With the goal to prevent html code injection and cross-site scripting, there is a filter built for service requests to escape some characters using: StringEscapeUtils.escapeHtml(text)
However, this is also escaping some UTF8 characters like äöü. Using an excludeList and converting these values to their hash code before calling the "StringEscapeUtils.escapeHtml" and converting back from hash values to strings after this call, solves the problem. But this is not a very elegant solution!

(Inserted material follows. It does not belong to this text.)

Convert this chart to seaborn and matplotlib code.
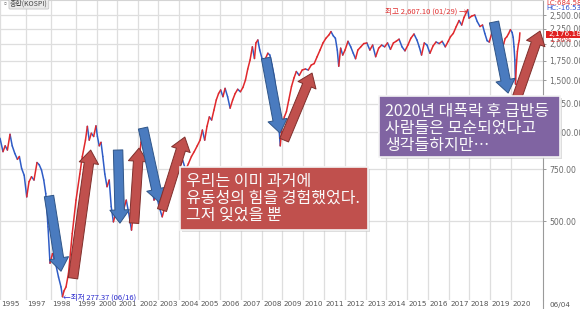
import numpy as np
import pandas as pd
import matplotlib
matplotlib.use("Agg")
import matplotlib.pyplot as plt
import seaborn as sns
from matplotlib.patches import Rectangle
from matplotlib.lines import Line2D
from matplotlib import transforms

# ---------------- data ----------------
years = [1995.00, 1995.23, 1995.40, 1995.57, 1995.77, 1995.94, 1996.14, 1996.34, 1996.49, 1996.66,
         1996.86, 1997.03, 1997.12, 1997.22, 1997.32, 1997.44, 1997.53, 1997.62, 1997.71, 1997.79,
         1997.88, 1997.96, 1998.06, 1998.18, 1998.30, 1998.40, 1998.46, 1998.52, 1998.60, 1998.70,
         1998.85, 1999.00, 1999.18, 1999.30, 1999.45, 1999.54, 1999.63, 1999.73, 1999.84, 1999.95,
         2000.02, 2000.11, 2000.20, 2000.29, 2000.39, 2000.50, 2000.61, 2000.71, 2000.82, 2000.93,
         2001.04, 2001.19, 2001.31, 2001.44, 2001.56, 2001.69, 2001.81, 2001.93, 2002.05, 2002.15,
         2002.24, 2002.37, 2002.47, 2002.58, 2002.69, 2002.80, 2002.91, 2003.05, 2003.20, 2003.33,
         2003.46, 2003.60, 2003.75, 2003.89, 2004.04, 2004.18, 2004.33, 2004.47, 2004.62, 2004.76,
         2004.91, 2005.05, 2005.16, 2005.27, 2005.38, 2005.49, 2005.60, 2005.71, 2005.82, 2005.93,
         2006.03, 2006.14, 2006.24, 2006.36, 2006.48, 2006.60, 2006.72, 2006.84, 2006.97, 2007.09,
         2007.21, 2007.32, 2007.43, 2007.54, 2007.64, 2007.71, 2007.80, 2007.89, 2008.00, 2008.14,
         2008.29, 2008.39, 2008.50, 2008.61, 2008.71, 2008.82, 2008.91, 2009.00, 2009.11, 2009.21,
         2009.32, 2009.45, 2009.57, 2009.68, 2009.82, 2009.96, 2010.11, 2010.25, 2010.39, 2010.53,
         2010.67, 2010.81, 2010.95, 2011.09, 2011.23, 2011.33, 2011.44, 2011.54, 2011.63, 2011.70,
         2011.79, 2011.89, 2012.00, 2012.14, 2012.27, 2012.39, 2012.50, 2012.61, 2012.75, 2012.89,
         2013.04, 2013.19, 2013.33, 2013.48, 2013.63, 2013.78, 2013.93, 2014.07, 2014.21, 2014.35,
         2014.48, 2014.62, 2014.76, 2014.90, 2015.04, 2015.18, 2015.33, 2015.47, 2015.58, 2015.69,
         2015.82, 2015.95, 2016.09, 2016.24, 2016.38, 2016.53, 2016.67, 2016.82, 2016.96, 2017.07,
         2017.21, 2017.36, 2017.50, 2017.63, 2017.75, 2017.93, 2018.00, 2018.13, 2018.27, 2018.39,
         2018.52, 2018.64, 2018.75, 2018.86, 2018.96, 2019.10, 2019.22, 2019.32, 2019.42, 2019.52,
         2019.58, 2019.65, 2019.72, 2019.80, 2019.88, 2019.97, 2020.05, 2020.10, 2020.14, 2020.18,
         2020.21, 2020.25, 2020.30, 2020.35, 2020.39, 2020.42]
values = [955, 860, 900, 871, 985, 900, 848, 810, 828, 755,
          715, 604, 680, 707, 689, 790, 776, 745, 689, 620,
          478, 360, 388, 360, 323, 299, 277, 290, 299, 333,
          454, 589, 722, 828, 941, 1048, 941, 993, 968, 1052,
          968, 900, 925, 828, 722, 654, 689, 560, 497, 531,
          560, 517, 545, 589, 531, 466, 560, 654, 805, 925,
          993, 925, 828, 722, 654, 589, 620, 560, 517, 560,
          604, 654, 689, 722, 764, 805, 745, 783, 828, 860,
          900, 941, 1018, 941, 1048, 1128, 1101, 1190, 1287, 1354,
          1392, 1321, 1410, 1321, 1208, 1287, 1354, 1400, 1373, 1420,
          1504, 1640, 1759, 1950, 1780, 2010, 2057, 1902, 1780, 1759,
          1855, 1829, 1691, 1547, 1354, 1101, 900, 1048, 1128, 1176,
          1287, 1430, 1530, 1608, 1560, 1627, 1640, 1627, 1691, 1711,
          1805, 1902, 2010, 2085, 2139, 2196, 2125, 2085, 1902, 1676,
          1930, 1829, 1902, 2036, 1950, 1855, 1777, 1902, 1950, 2000,
          2010, 1902, 1977, 1805, 1930, 1977, 1950, 2010, 1912, 2010,
          2036, 2070, 1950, 1890, 1977, 2085, 2155, 2057, 1950, 1829,
          2010, 1977, 1855, 1965, 2025, 2000, 2036, 1950, 2036, 2110,
          2165, 2285, 2395, 2312, 2455, 2607, 2440, 2480, 2500, 2375,
          2285, 2312, 2165, 2045, 2025, 2190, 2240, 2150, 2080, 2030,
          1930, 2000, 2080, 2110, 2160, 2230, 2180, 2100, 1950, 1760,
          1457, 1680, 1880, 1990, 2050, 2176]

x_tick_years = [1995] + list(range(1997, 2021))
x_tick_labels = [str(y) for y in x_tick_years]
y_ticks = [500, 750, 1000, 1250, 1500, 1750, 2000, 2250, 2500]
y_tick_labels = [f"{v:,.2f}" for v in y_ticks]

peak_point = (2017.93, 2607)
low_point = (1998.46, 277)
peak_label = "최고 2,607.10 (01/29) →"
low_label = "←최저 277.37 (06/16)"

# annotation arrows: (tail year, tail value, tip year, tip value, kind)
arrows = [
    (1997.92, 608, 1998.40, 338, "down"),
    (1998.88, 320, 1999.70, 871, "up"),
    (2001.05, 871, 2001.14, 492, "down"),
    (2001.81, 492, 2002.05, 884, "up"),
    (2002.25, 1034, 2003.05, 580, "down"),
    (2003.19, 545, 2004.29, 964, "up"),
    (2008.20, 1787, 2008.90, 994, "down"),
    (2009.10, 941, 2010.43, 1589, "up"),
    (2019.19, 2367, 2019.86, 1359, "down"),
    (2020.29, 1317, 2021.38, 2206, "up"),
]

red_box_lines = ["우리는 이미 과거에", "유동성의 힘을 경험했었다.", "그저 잊었을 뿐"]
purple_box_lines = ["2020년 대폭락 후 급반등", "사람들은 모순되었다고", "생각들하지만…"]

# ---------------- axis calibration (irregular year spacing) ----------------
axis_years = [1990, 1995, 1997, 1998, 1999, 2000, 2001, 2002, 2003, 2004, 2005, 2006, 2007,
              2008, 2009, 2010, 2011, 2012, 2013, 2014, 2015, 2016, 2017, 2018, 2019, 2020, 2030]
axis_px = [-65, 0, 26, 51, 76, 97, 117, 138, 158, 179, 199, 220, 241,
           262, 282, 303, 324, 345, 366, 386, 407, 428, 449, 469, 490, 511, 721]


def fwd(x):
    return np.interp(x, axis_years, axis_px)


def inv(p):
    return np.interp(p, axis_px, axis_years)


# ---------------- figure ----------------
sns.set_theme(style="white")
plt.rcParams["font.family"] = ["Noto Sans CJK KR", "DejaVu Sans"]

W, H = 580, 309
fig = plt.figure(figsize=(W / 100, H / 100), dpi=100)
fig.patch.set_facecolor("white")


def fx(p):
    return p / W


def fy(p):
    return 1 - p / H


ax = fig.add_axes([0, 9 / H, 543 / W, 300 / H])
ax.set_facecolor("white")
ax.set_xscale("function", functions=(fwd, inv))
ax.set_yscale("log")

UP, DOWN = "#E0282C", "#2F5CC6"
rows = []
for i in range(len(years) - 1):
    d = "up" if values[i + 1] >= values[i] else "down"
    rows.append((years[i], values[i], i, d))
    rows.append((years[i + 1], values[i + 1], i, d))
df = pd.DataFrame(rows, columns=["year", "value", "seg", "dir"])
sns.lineplot(data=df, x="year", y="value", hue="dir", units="seg", estimator=None,
             palette={"up": UP, "down": DOWN}, legend=False, sort=False,
             linewidth=1.1, ax=ax, zorder=2)

ax.set_xlabel("")
ax.set_ylabel("")
ax.set_xlim(1995.0, 2021.52)
ax.set_ylim(270, 2811)

# grid / ticks
ax.set_xticks(x_tick_years)
ax.set_xticklabels([])
ax.xaxis.set_minor_locator(matplotlib.ticker.NullLocator())
ax.yaxis.tick_right()
ax.set_yticks(y_ticks)
ax.set_yticklabels(y_tick_labels, family="DejaVu Sans")
ax.yaxis.set_minor_locator(matplotlib.ticker.NullLocator())
ax.yaxis.set_minor_formatter(matplotlib.ticker.NullFormatter())
ax.tick_params(axis="y", which="major", direction="out", length=2.5, width=0.6,
               color="#8a8a8a", pad=2.2, labelsize=5.6, labelcolor="#6a6a6a")
ax.tick_params(axis="x", which="major", direction="out", length=6.6, width=0.8,
               color="#d2d2d2", pad=0, labelsize=5)
ax.grid(True, axis="both", which="major", color="#dedede", linewidth=0.9)
ax.set_axisbelow(True)
for s in ["left", "bottom"]:
    ax.spines[s].set_visible(False)
ax.spines["right"].set_color("#9a9a9a")
ax.spines["right"].set_linewidth(0.8)
ax.spines["top"].set_color("#d4d4d4")
ax.spines["top"].set_linewidth(0.8)

# x labels beside the separators
trans = transforms.blended_transform_factory(ax.transData, ax.transAxes) + \
    transforms.ScaledTranslation(1.5 / 100, -1.5 / 100, fig.dpi_scale_trans)
for yv, lab in zip(x_tick_years, x_tick_labels):
    ax.text(yv, 0, lab, transform=trans, ha="left", va="top", fontsize=5.2,
            color="#555555", family="DejaVu Sans", clip_on=False)
fig.add_artist(Line2D([fx(543), fx(543)], [0, fy(300)], transform=fig.transFigure,
                      color="#9a9a9a", lw=0.8))
fig.text(fx(549), fy(305), "06/04", fontsize=5.2, color="#555555", va="center",
         ha="left", family="DejaVu Sans")

# arrows
for x0, y0, x1, y1, kind in arrows:
    fc, ec = ("#4A7BBF", "#2F5588") if kind == "down" else ("#C0504D", "#7F2F2C")
    ax.annotate("", xy=(x1, y1), xytext=(x0, y0), xycoords="data", textcoords="data",
                annotation_clip=False, zorder=4,
                arrowprops=dict(arrowstyle="simple,head_length=0.95,head_width=1.4,tail_width=0.68",
                                fc=fc, ec=ec, lw=0.7, mutation_scale=10,
                                shrinkA=0, shrinkB=0))

# high / low labels
ax.annotate(peak_label, xy=peak_point, xytext=(-1, -1.5), textcoords="offset points",
            ha="right", va="center", fontsize=5.5, color="#E03030", zorder=5)
ax.annotate(low_label, xy=low_point, xytext=(0.5, -0.5), textcoords="offset points",
            ha="left", va="center", fontsize=5.5, color="#2A2ACF", zorder=5)

# header
fig.text(fx(2), fy(4), "▫", fontsize=5, color="#777777", va="center", ha="left")
fig.text(fx(10), fy(4), "종합(KOSPI)", fontsize=5, color="#444444", va="center", ha="left",
         bbox=dict(boxstyle="round,pad=0.15", fc="#e9e9e9", ec="#bdbdbd", lw=0.5))

# right-side info
fig.text(fx(546), fy(3), "LC:684.58", fontsize=5, color="#E03030", va="center", ha="left",
         family="DejaVu Sans")
fig.text(fx(546), fy(8), "HC:-16.53", fontsize=5, color="#3050D0", va="center", ha="left",
         family="DejaVu Sans")
fig.add_artist(Rectangle((fx(546), fy(37.5)), 34 / W, 6.5 / H, transform=fig.transFigure,
                         fc="#E02020", ec="none", zorder=3))
fig.text(fx(548), fy(34.2), "2,176.18", fontsize=5.3, color="white", va="center", ha="left",
         family="DejaVu Sans", zorder=4)
fig.text(fx(549), fy(40), "1.36%", fontsize=5, color="#E03030", va="center", ha="left",
         family="DejaVu Sans", zorder=4)

# text boxes
def text_box(x0, y0, x1, y1, color, lines, tx, ty0, dy):
    fig.add_artist(Rectangle((fx(x0 + 2), fy(y1 + 2)), (x1 - x0) / W, (y1 - y0) / H,
                             transform=fig.transFigure, fc="#c8c8c8", ec="none",
                             alpha=0.6, zorder=5))
    fig.add_artist(Rectangle((fx(x0), fy(y1)), (x1 - x0) / W, (y1 - y0) / H,
                             transform=fig.transFigure, fc=color, ec="#f4f4f4",
                             lw=1.2, zorder=6))
    for k, line in enumerate(lines):
        fig.text(fx(tx), fy(ty0 + k * dy), line, fontsize=11.5, color="#FAFAFA",
                 va="center", ha="left", zorder=7)


text_box(180, 167, 368, 230, "#C0504D", red_box_lines, 186, 181.5, 17)
text_box(379, 96, 560, 157, "#8064A2", purple_box_lines, 385, 111.5, 17)

fig.savefig("out.png", dpi=100)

String[] excludeList = {"ü", "Ü", "ö", "Ö", "ä", "Ä", "ß"};
private static String escapeHtml(String text, String[] exclusionList) {
TreeMap<Integer, String> excludeTempMap = new TreeMap<Integer, String>();
//replace characters from exclusionList in the text with their equivalent hashCode
for(String excludePart : exclusionList) {
Matcher matcher = Pattern.compile(excludePart, Pattern.MULTILINE).matcher(text);
while(matcher.find()) {
String match = matcher.group();
Integer matchHash = match.hashCode();
text = matcher.replaceFirst(String.valueOf(matchHash));
excludeTempMap.put(matchHash, match);
matcher.reset(text);
}
}
//escape malicious html characters
text = StringEscapeUtils.escapeHtml(text);
//replace back characters from exclusionList from hash values to string
for(Map.Entry<Integer, String> excludeEntry : excludeTempMap.entrySet()) {
text = text.replaceAll(
String.valueOf(excludeEntry.getKey()),
excludeEntry.getValue()
);
}
return text;
}
Does someone have a tip how to achieve this with a better solution? Is their a better library which can be used to whitelist some language specific characters?